Here “better” means “better able to encourage someone to click from a list of videos through to the video itself”, meaning they will stand out from the crowd.

And another picture was attached:

image

I am delighted that my photoing obsession has assisted Simon in his much more strenuous activities.  And I got in for free.

Which reminds me that I should long ago have done my own selection of snaps from that evening, and stuck them up here.  I may yet do this, and maybe quite soon.

Sunday July 13 2014

Last Saturday, I was out and about by the river, taking pictures like this one:

image

But then, I noticed that bird, at the bottom of the left hand tower of Tower Bridge, and started snapping away in a more zoomed wayr than for the picture above.  Hence the title of this posting:

image imageimage image

I don’t know what brand of bird that is.  I do know that it is not one of those avian imposters that calls itself a “crane” (thus clothing itself in dignity stolen from the mighty urban machine of construction), but other than that, I can only guess.  A cormorant perhaps?

Pick and click.

Photographing birds properly is not my strong suit.  You probably need to know their habits, the way I know the habits of the digital photographer, the one living creature that really interests me.

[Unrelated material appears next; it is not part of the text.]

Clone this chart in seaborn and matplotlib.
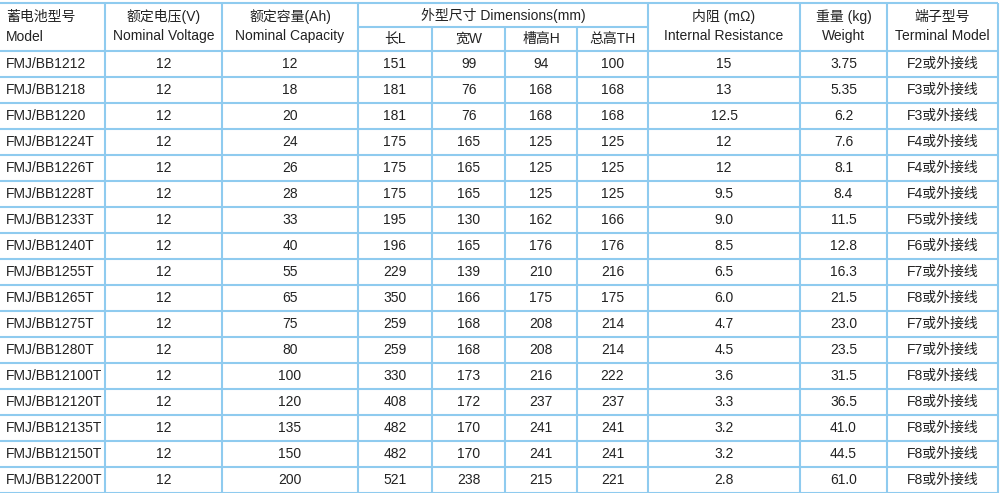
import matplotlib
matplotlib.use("Agg")
import matplotlib.pyplot as plt
import seaborn as sns

models = ["FMJ/BB1212", "FMJ/BB1218", "FMJ/BB1220", "FMJ/BB1224T", "FMJ/BB1226T",
          "FMJ/BB1228T", "FMJ/BB1233T", "FMJ/BB1240T", "FMJ/BB1255T", "FMJ/BB1265T",
          "FMJ/BB1275T", "FMJ/BB1280T", "FMJ/BB12100T", "FMJ/BB12120T", "FMJ/BB12135T",
          "FMJ/BB12150T", "FMJ/BB12200T"]
voltage = ["12"] * 17
capacity = ["12", "18", "20", "24", "26", "28", "33", "40", "55", "65", "75", "80",
            "100", "120", "135", "150", "200"]
length = ["151", "181", "181", "175", "175", "175", "195", "196", "229", "350", "259",
          "259", "330", "408", "482", "482", "521"]
width = ["99", "76", "76", "165", "165", "165", "130", "165", "139", "166", "168",
         "168", "173", "172", "170", "170", "238"]
height_h = ["94", "168", "168", "125", "125", "125", "162", "176", "210", "175", "208",
            "208", "216", "237", "241", "241", "215"]
height_th = ["100", "168", "168", "125", "125", "125", "166", "176", "216", "175", "214",
             "214", "222", "237", "241", "241", "221"]
resistance = ["15", "13", "12.5", "12", "12", "9.5", "9.0", "8.5", "6.5", "6.0", "4.7",
              "4.5", "3.6", "3.3", "3.2", "3.2", "2.8"]
weight = ["3.75", "5.35", "6.2", "7.6", "8.1", "8.4", "11.5", "12.8", "16.3", "21.5",
          "23.0", "23.5", "31.5", "36.5", "41.0", "44.5", "61.0"]
terminal = ["F2或外接线", "F3或外接线", "F3或外接线", "F4或外接线", "F4或外接线",
            "F4或外接线", "F5或外接线", "F6或外接线", "F7或外接线", "F8或外接线",
            "F7或外接线", "F7或外接线", "F8或外接线", "F8或外接线", "F8或外接线",
            "F8或外接线", "F8或外接线"]

headers = [("蓄电池型号", "Model"), ("额定电压(V)", "Nominal Voltage"),
           ("额定容量(Ah)", "Nominal Capacity")]
dim_title = "外型尺寸 Dimensions(mm)"
dim_sub = ["长L", "宽W", "槽高H", "总高TH"]
headers_right = [("内阻 (mΩ)", "Internal Resistance"), ("重量 (kg)", "Weight"),
                 ("端子型号", "Terminal Model")]

sns.set_theme(style="white")
plt.rcParams['font.family'] = ['Liberation Sans', 'Noto Sans CJK SC', 'DejaVu Sans']

cols = [models, voltage, capacity, length, width, height_h, height_th, resistance, weight, terminal]
edges = [0, 105, 222, 358, 432, 505, 577, 648, 800, 887, 998]
line_c = "#8fcbef"
txt_c = "#222222"
top, head_bot, sub_y, row_h = 3, 51, 27, 26

fig = plt.figure(figsize=(10, 4.93), dpi=100)
ax = fig.add_axes([0, 0, 1, 1])
ax.set_xlim(0, 1000)
ax.set_ylim(493, 0)
ax.axis("off")

n = len(models)
ax.hlines([top, head_bot] + [head_bot + row_h * (i + 1) for i in range(n)], 0, edges[-1],
          color=line_c, lw=1.5)
ax.hlines(sub_y, edges[3], edges[7], color=line_c, lw=1.5)
for i, x in enumerate(edges[1:]):
    y0 = sub_y if i + 1 in (4, 5, 6) else top
    ax.vlines(x, y0, head_bot + row_h * n, color=line_c, lw=1.5)

fs = 10
for i, (cn, en) in enumerate(headers):
    if i == 0:
        ax.text(6, 17, cn, ha="left", va="center", fontsize=fs, color=txt_c)
        ax.text(6, 37, en, ha="left", va="center", fontsize=fs, color=txt_c)
    else:
        xc = (edges[i] + edges[i + 1]) / 2
        ax.text(xc, 17, cn, ha="center", va="center", fontsize=fs, color=txt_c)
        ax.text(xc, 36, en, ha="center", va="center", fontsize=fs, color=txt_c)
ax.text((edges[3] + edges[7]) / 2, 15, dim_title, ha="center", va="center", fontsize=fs, color=txt_c)
for j, s in enumerate(dim_sub):
    ax.text((edges[3 + j] + edges[4 + j]) / 2, 39, s, ha="center", va="center", fontsize=fs, color=txt_c)
for j, (cn, en) in enumerate(headers_right):
    xc = (edges[7 + j] + edges[8 + j]) / 2
    ax.text(xc, 17, cn, ha="center", va="center", fontsize=fs, color=txt_c)
    ax.text(xc, 36, en, ha="center", va="center", fontsize=fs, color=txt_c)

for r in range(n):
    yc = head_bot + row_h * r + row_h / 2
    for c, col in enumerate(cols):
        if c == 0:
            ax.text(6, yc, col[r], ha="left", va="center", fontsize=fs, color=txt_c)
        else:
            ax.text((edges[c] + edges[c + 1]) / 2, yc, col[r], ha="center", va="center",
                    fontsize=fs, color=txt_c)

fig.savefig("out.png", dpi=100, facecolor="white")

If, on the other hand, birds were to start taking photographs ...

Saturday June 21 2014

I just came across this video, here, again, which has had many hits on Youtube. Like millions of others, I like it a lot.  It’s Louis C.K., complaining about people who complain about modern life and all its wondrous new gadgetry.  I was going to stick the video here, but it wouldn’t fit.  (Anyone know how to make it 500 wide instead of 560?  Maybe I should redesign my blog wider.) But follow that link and scroll down a bit to where it says: “- it’s very funny”; and then, in white on black at the top of the video: “+Everthing’s+Amazing+ +Nobody’s+Happy”.  And then click and enjoy.

Part of why improved gadgets don’t automatically make us happy is that everyone gets to have a go on them, but what really makes a lot of us happy is improved relative status.  New gadgets create a different world, in which we may as likely as not be demoted in status, below others who understand the new gadgets better.

There is also the particular genius of the gadgeteers to be considered, compared to our own ungenii.  New gadgets can make many of us feel like savages, out of our depth in a world of wonders, less capable (because utterly incapable of producing such a wondrous gadget), rather than more capable (through possessing the gadget).

In the article linked to, there is speculation that old people are more easily pleased, by things.  I certainly enjoy digital photography, as all regulars here will know, and you obviously enjoy that or you’d not be a regular.  I also enjoy typing verbiage into my magic machine and this magic blog.  Perhaps a reason why these things please me so much is that I am old, and had been waiting for such things to be possible for such a very, very long time.  For decades, I fretted about my inability to make pictures without fuss and write stuff without fuss, and show both to other people whenever I felt like it, again without fuss.  Now I can do these things.  Any envy I feel towards the people who contrived these wonder is dwarfed by the pleasure I get in doing these things, finally.  I know, I’ve been showing off my pictures and babbling away at various blogs for well over a decade.  But like I say, I’m old, and more than a decade is nothing to how long I spent waiting for these things to be possible, all the while not even knowing if they ever would be.  I had become used to knowing that these things might never happen, which means that I still can’t quite believe that they have happened, which means that they still make me happy.

Thursday June 05 2014

About every other day Google sends me news of Emmanuel Todd, news in French.  Sometimes it is news of him talking on video, in French.  I can just about order a croissant in a French shop, but that’s as far as my French goes.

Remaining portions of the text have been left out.